Question

Pulling the string on a bow back with a force of 29.0 lb, an archer prepares to shoot an arrow.If the archer pulls in the center of the string, and the angle between the two halves is 128 degrees , what is the tension in the string?

Answer 1

Answer:

The tension in the string 33.08 lb.

Explanation:

Step 1

Consider the forces acting where the arrow is held. The string has a tension T on both sides of the arrow inclined 64 degrees to the horizontal.

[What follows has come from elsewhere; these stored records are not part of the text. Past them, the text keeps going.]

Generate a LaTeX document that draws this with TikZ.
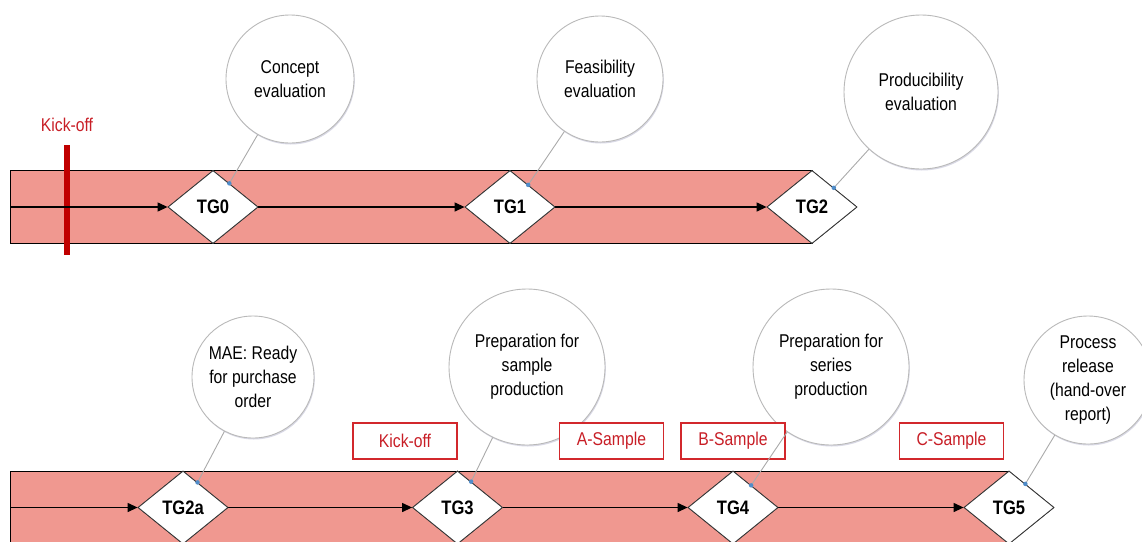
\documentclass[tikz,border=0pt]{standalone}
\usepackage{fontspec}
\setmainfont{Liberation Sans}[FakeStretch=0.85]
\usetikzlibrary{shapes.geometric,arrows.meta,calc,shadows}

\definecolor{bandpink}{RGB}{240,152,144}
\definecolor{barred}{RGB}{192,0,0}
\definecolor{labelred}{RGB}{200,30,38}
\definecolor{boxred}{RGB}{210,40,44}
\definecolor{bubblegray}{RGB}{185,185,185}
\definecolor{linkgray}{RGB}{170,170,170}
\definecolor{pinblue}{RGB}{80,140,200}

\tikzset{
  band/.style={draw=black, line width=1pt, fill=bandpink},
  gate/.style={diamond, draw=black!80, line width=0.8pt, fill=white,
    minimum width=90pt, minimum height=73pt, inner sep=0pt,
    font=\bfseries\fontsize{19.5}{22}\selectfont},
  flow/.style={line width=1.2pt, -{Triangle[length=10pt,width=9pt]}},
  bubble/.style={circle, draw=bubblegray, line width=0.9pt, fill=white,
    align=center, inner sep=0pt, font=\fontsize{18.5}{24}\selectfont,
    drop shadow={shadow xshift=0.8pt, shadow yshift=-1.5pt, opacity=0.25, fill=blue!20!gray}},
  link/.style={draw=linkgray, line width=0.9pt},
  pin/.style={circle, fill=pinblue, inner sep=0pt, minimum size=4.5pt},
  phase/.style={draw=boxred, line width=1.1pt, fill=white, text=labelred, inner sep=0pt,
    minimum width=104pt, minimum height=36pt, font=\fontsize{18.5}{22}\selectfont},
  milestone/.style={text=labelred, font=\fontsize{18.5}{22}\selectfont}
}

\begin{document}
\begin{tikzpicture}[x=1pt,y=-1pt]
\useasboundingbox (0,0) rectangle (1142,541);
\clip (0,0) rectangle (1142,541);

% ---------- upper phase band ----------
\draw[band] (10,170) rectangle (812,243);
\draw[barred, line width=6pt] (67,145) -- (67,255);
\node[milestone] (kick) at (67,125) {Kick-off};

\coordinate (s0) at (10,207);
\node[gate] (tg0) at (213,207) {TG0};
\node[gate] (tg1) at (510,207) {TG1};
\node[gate] (tg2) at (812,207) {TG2};
\draw[flow] (s0) -- (tg0.west);
\draw[flow] (tg0.east) -- (tg1.west);
\draw[flow] (tg1.east) -- (tg2.west);
\node[gate] at (tg0) {TG0};
\node[gate] at (tg1) {TG1};
\node[gate] at (tg2) {TG2};

% ---------- lower phase band ----------
\draw[band] (10,471) rectangle (1009,560);
\coordinate (s1) at (10,507.5);
\node[gate] (tg2a) at (183,507.5) {TG2a};
\node[gate] (tg3) at (457.5,507.5) {TG3};
\node[gate] (tg4) at (733,507.5) {TG4};
\node[gate] (tg5) at (1009,507.5) {TG5};
\draw[flow] (s1) -- (tg2a.west);
\draw[flow] (tg2a.east) -- (tg3.west);
\draw[flow] (tg3.east) -- (tg4.west);
\draw[flow] (tg4.east) -- (tg5.west);
\node[gate] at (tg2a) {TG2a};
\node[gate] at (tg3) {TG3};
\node[gate] at (tg4) {TG4};
\node[gate] at (tg5) {TG5};

% ---------- callout bubbles ----------
\node[bubble, minimum size=128pt] (c0) at (290,79) {Concept\\evaluation};
\node[bubble, minimum size=126pt] (c1) at (600,79) {Feasibility\\evaluation};
\node[bubble, minimum size=154pt] (c2) at (921,92) {Producibility\\evaluation};
\node[bubble, minimum size=122pt] (c3) at (253,377) {MAE: Ready\\for purchase\\order};
\node[bubble, minimum size=156pt] (c4) at (527,367) {Preparation for\\sample\\production};
\node[bubble, minimum size=156pt] (c5) at (831,367) {Preparation for\\series\\production};
\node[bubble, minimum size=128pt] (c6) at (1088,380) {Process\\release\\(hand-over\\report)};

% ---------- sample phase labels ----------
\node[phase] (pk) at (405,441) {Kick-off};
\node[phase] (pa) at (611.5,441) {A-Sample};
\node[phase] (pb) at (733,441) {B-Sample};
\node[phase] (pc) at (951.5,441) {C-Sample};

% ---------- anchor points on the gates ----------
\coordinate (p0) at ($(tg0.north)!0.36!(tg0.east)$);
\coordinate (p1) at ($(tg1.north)!0.40!(tg1.east)$);
\coordinate (p2) at ($(tg2.north)!0.48!(tg2.east)$);
\coordinate (p2a) at ($(tg2a.north)!0.32!(tg2a.east)$);
\coordinate (p3) at ($(tg3.north)!0.30!(tg3.east)$);
\coordinate (p4) at ($(tg4.north)!0.40!(tg4.east)$);
\coordinate (p5) at ($(tg5.north)!0.36!(tg5.east)$);

\draw[link] (p0) -- (c0);
\draw[link] (p1) -- (c1);
\draw[link] (p2) -- (c2);
\draw[link] (p2a) -- (c3);
\draw[link] (p3) -- (c4);
\draw[link] (p4) -- (c5);
\draw[link] (p5) -- (c6);

\foreach \p in {p0,p1,p2,p2a,p3,p4,p5}
  \node[pin] at (\p) {};
\end{tikzpicture}
\end{document}
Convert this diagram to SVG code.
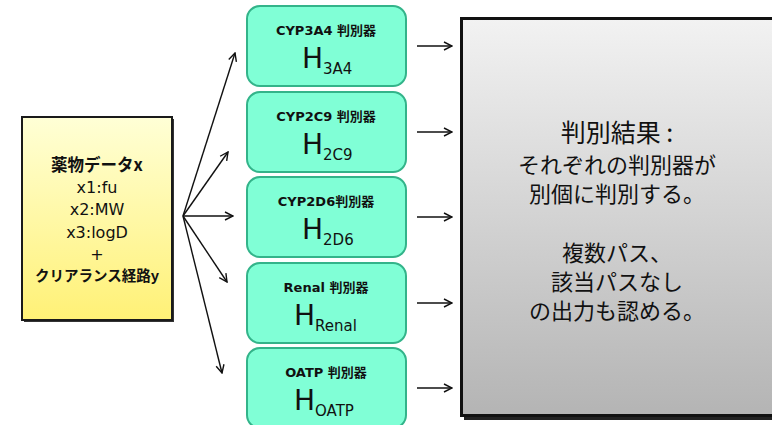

The sum of all the forces in the x-directions is:

∑F_x = T cos(Ф₁) + T cos(Ф₂)

Since Ф₁ = Ф₂ = 64°, the sum of all the forces in the x-direction will be

∑F_x = 2T cos(64°)

The sum of all the forces in the y-directions is:

∑F_y = T sin(Ф₁) + T sin(Ф₂)  

Since Ф₁ = Ф₂ = 64°, the sum of all the forces in the y-direction will be

∑F_y = T sin(64°) - T sin(64°)

         = 0

Step 2:

The tension in the string:

The net force acting at the midpoint is 29.0 lb

Thus,

F_net = ∑F_x

F_net = 2T cos(64°)

29.0 = 2T cos(64°)

⇒ T = 29.0 / (2 cos(64°))

    T = 33.08 lb

Therefore, the tension in the string 33.08 lb.